[X3D-Public] X3D for Web Authors Examples Archive, plus audio test scene of different sound formats

Michalis Kamburelis michalis.kambi at gmail.com
Tue Dec 10 15:56:53 PST 2013


cbullard at hiwaay.net wrote:
> The URL below is an example of a midi-based production (the orchestra)
> with wav file overdubs (voice and guitar) (A youtube video but the
> process is the same) which is then rendered out as an mp4.  This is just
> to refute the idea that midi is an "old format" not in much use.

I stand corrected. From all the responses I have to admit that I judged 
MIDI way too harshly. I was basing it on my experience with game 
engines, but it looks like MIDI is very well alive and useful in other 
areas.

>
> Supporting midi doesn't cost much I would think.

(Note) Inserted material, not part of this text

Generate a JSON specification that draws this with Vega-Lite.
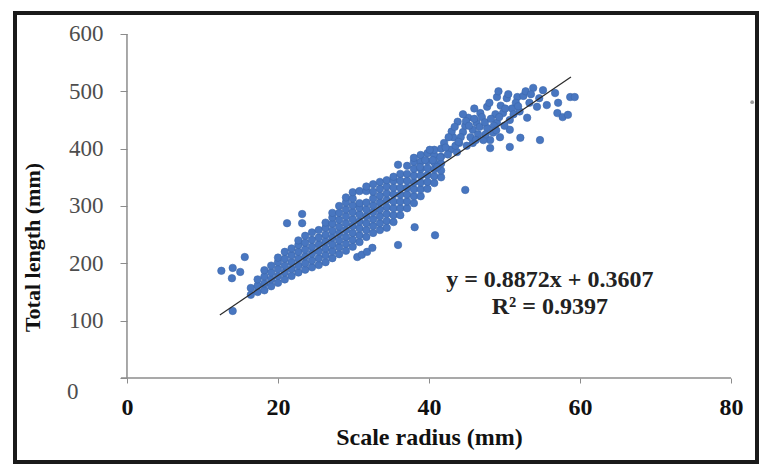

MIDI is still a little costly in terms of programming work, IMHO. With 
other formats, you decompress them and feed them to the audio library 
(OpenAL, DirectSound etc.). This is a relatively easy task with a 
plethora of multimedia libs available. Reading WAV, OggVorbis, MP3 (if 
you ignore legal issues), FLAC and many others through a single API is 
doable.

With MIDI, you need a specialized MIDI library, with instrument data, 
like TiMidity++.

> The bad news is wav files while preferred for production aren't pushed
> much.  MP3s are.  Ogg doesn't exist outside the small groups that use
> it.  MP3s are.

My experience is different here... Sure, MP3 is still widely popular, 
but patent issues make it problematic to support (see e.g. the MDN link 
from previous mail 
https://developer.mozilla.org/en-US/docs/HTML/Supported_media_formats ). 
But OggVorbis is now popular too, with many game engines supporting (and 
advising it, to avoid MP3 legal troubles).